China sent scores of warships and aircraft into the contested Taiwan Strait this week, a likely response to the passage of a U.S. destroyer and Canadian frigate there over the weekend, according to a security expert.
Between 6 a.m. Sunday and 6 a.m. Monday, 39 Chinese aircraft and 13 ships were active around Taiwan, according to a series of posts by Taiwan’s Ministry of National Defense on X, formerly known as Twitter.
Thirteen aircraft crossed the median line or entered Taiwan’s air defense identification zone, but none went into the island’s territorial space, according to the posts.
Taiwan’s ships and defense systems tracked another 22 aircraft and 20 vessels on Tuesday, according to the ministry. China’s military presence was the most in the strait since Sept. 2, when it sent six aircraft and three ships there.
China’s heightened activity is probably its response to the U.S. guided-missile destroyer USS Ralph Johnson and the Canadian frigate HMCS Ottawa transiting the strait together on Saturday, said Norah Huang, director for international relations at the Prospect Foundation, a security and foreign affairs think tank in Taipei.
China considers the 110-mile-long Taiwan Strait to be its territorial waters, and Beijing’s actions were intended to “back up” that claim, she told Stars and Stripes by email Tuesday.
Chinese aircraft also spent more time across the strait’s median line, which Huang said is “stepping up the level of aggressiveness.”
Chinese naval vessels were busy elsewhere in the same period.
The Shandong, Beijing’s first domestically built aircraft carrier, passed about 60 nautical miles southeast of Taiwan’s southernmost point, the island’s military said Monday in a post on X.
To the northeast, eight Chinese warships in two groups passed Monday through the Miyako Strait on Monday, according to Japan’s Joint Staff.
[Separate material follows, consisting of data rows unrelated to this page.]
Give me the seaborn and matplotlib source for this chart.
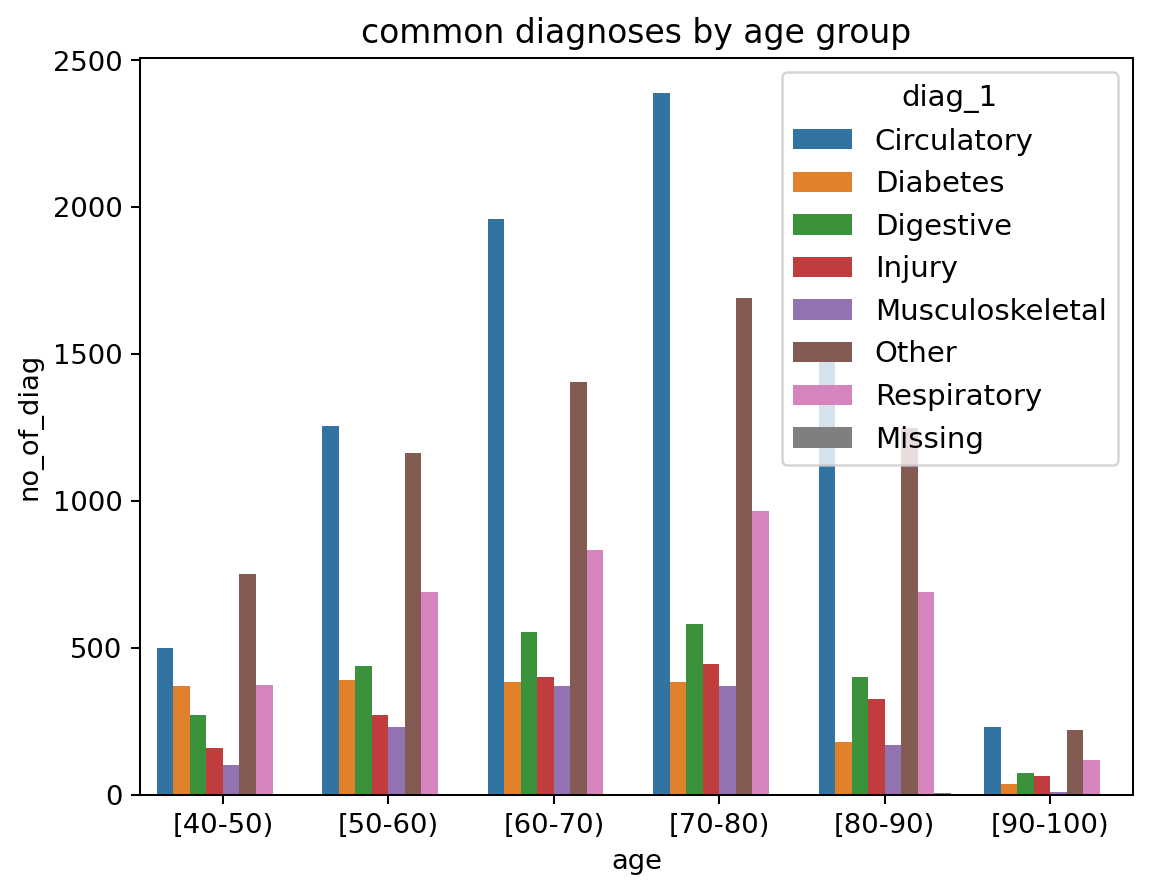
import seaborn as sns
import matplotlib.pyplot as plt
import pandas as pd

ages = ['[40-50)', '[50-60)', '[60-70)', '[70-80)', '[80-90)', '[90-100)']
diags = ['Circulatory', 'Diabetes', 'Digestive', 'Injury', 'Musculoskeletal',
         'Other', 'Respiratory', 'Missing']

circulatory = [500, 1255, 1960, 2390, 1480, 230]
diabetes = [370, 390, 385, 385, 180, 35]
digestive = [270, 440, 555, 580, 400, 75]
injury = [160, 270, 400, 445, 325, 65]
musculo = [100, 230, 370, 370, 170, 8]
other = [750, 1165, 1405, 1690, 1250, 220]
respiratory = [375, 690, 835, 965, 690, 120]
missing = [0, 0, 0, 0, 5, 0]

series = [circulatory, diabetes, digestive, injury, musculo, other, respiratory, missing]
rows = []
for d, vals in zip(diags, series):
    for a, v in zip(ages, vals):
        rows.append({'age': a, 'diag_1': d, 'no_of_diag': v})
df = pd.DataFrame(rows)

plt.rcParams['font.size'] = 10.8
fig, ax = plt.subplots(figsize=(6.4, 4.866), dpi=182.5)
sns.barplot(data=df, x='age', y='no_of_diag', hue='diag_1', order=ages, hue_order=diags, ax=ax)
ax.set_title('common diagnoses by age group', fontsize=13)
sns.move_legend(ax, 'upper right', fontsize=11.5, title_fontsize=11.5)
fig.subplots_adjust(left=0.12, right=0.97, top=0.935, bottom=0.105)
plt.savefig('out.png')
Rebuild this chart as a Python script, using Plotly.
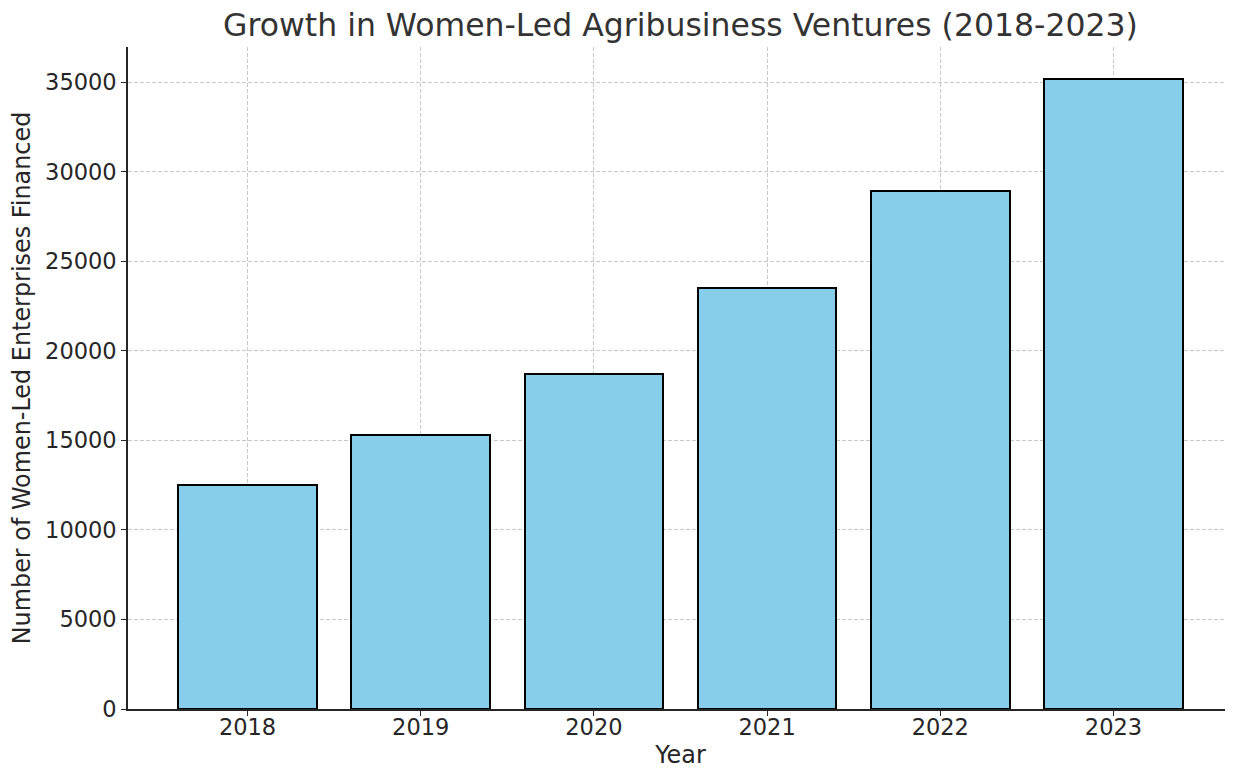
import plotly.graph_objects as go

years = ["2018", "2019", "2020", "2021", "2022", "2023"]
enterprises = [12500, 15300, 18700, 23500, 28900, 35200]
y_ticks = [0, 5000, 10000, 15000, 20000, 25000, 30000, 35000]

FONT = "DejaVu Sans"
TXT = "#262626"
FS = 22.5
FT = 23.9
W, H = 1225, 761

fig = go.Figure()
fig.add_trace(go.Bar(
    x=list(range(len(years))),
    y=enterprises,
    width=0.8,
    marker=dict(color="#87CEEB", line=dict(color="black", width=2)),
    hoverinfo="x+y",
))

# page has an 8px body margin; figure sized to fill the rest of the window
fig.update_layout(
    width=W, height=H,
    margin=dict(l=120, r=0, t=39, b=60),
    plot_bgcolor="white", paper_bgcolor="white",
    font=dict(family=FONT, color=TXT, size=FS),
    title=dict(text="Growth in Women-Led Agribusiness Ventures (2018-2023)",
               x=0.5, xanchor="center", xref="paper",
               y=1 - 17 / H, yref="container", yanchor="middle",
               font=dict(size=31.5, color="#333333", family=FONT)),
    showlegend=False,
    bargap=0,
)

fig.update_xaxes(
    range=[-0.69, 5.69], automargin=False,
    tickmode="array", tickvals=list(range(len(years))), ticktext=years,
    showline=True, linecolor="#262626", linewidth=1.6,
    ticks="outside", ticklen=5, tickcolor="#262626", tickwidth=1.2,
    ticklabelstandoff=-8,
    showgrid=True, gridcolor="#c8c8c8", griddash="4px,2px", gridwidth=1,
    zeroline=False, layer="above traces",
    title=dict(text="Year", font=dict(size=FT, color=TXT), standoff=14),
    tickfont=dict(size=FS, color=TXT),
)
fig.update_yaxes(
    range=[0, 36960], automargin=False,
    tickmode="array", tickvals=y_ticks, ticktext=[str(v) for v in y_ticks],
    showline=True, linecolor="#262626", linewidth=1.6,
    ticks="outside", ticklen=5, tickcolor="#262626", tickwidth=1.2,
    showgrid=True, gridcolor="#c8c8c8", griddash="4px,2px", gridwidth=1,
    zeroline=False, layer="above traces",
    title=dict(text="Number of Women-Led Enterprises Financed", font=dict(size=FT, color=TXT), standoff=9),
    tickfont=dict(size=FS, color=TXT),
)

fig.write_html("out.html")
The international waterway links the East China and the Philippine seas and is flanked by the Japanese islands of Miyako and Okinawa, according to Japan’s Joint Staff.
Three Chinese guided-missile destroyers and two frigates spotted by the Japan Maritime Self-Defense Force between 8 a.m. and 9 a.m. later transited the Miyako Strait, according to a news release Monday from the Joint Staff.
The Self-Defense Force confirmed another three Chinese guided-missile destroyers, spotted around 8 a.m. Monday about 90 miles northwest near Taisho Island, also passed through the strait, according to the release. Three Japanese ships and a P-3C Orion surveillance aircraft monitored those vessels.
Beijing considers Taiwan, a functional democracy, to be a breakaway province that must be reunified with the mainland.
Taiwan’s upcoming presidential election in January could be another motive for China to step up military activity around the island, Huang said. Taiwan anticipates similar “intimidation maneuvers” as the election campaigns go into full swing.
Huang said the Shandong’s presence serves as a reminder that China aims to project “its power beyond the first island chain.”
U.S. 7th Fleet spokesman Lt. Luka Bakic by email Tuesday declined to comment on the Saturday transit or China’s activities. He referred questions to the Pentagon, which had not responded to an email query as of early Tuesday in Washington, D.C.
The Ottawa plans to remain in the region and take part in exercises and other engagements, ship spokeswoman Lt. Cmdr. Christine Hurov said by email Tuesday.
“As a sustained and consistent presence in the region, the Royal Canadian Navy is demonstrating Canada’s commitment to a free and open Indo-Pacific,” she wrote.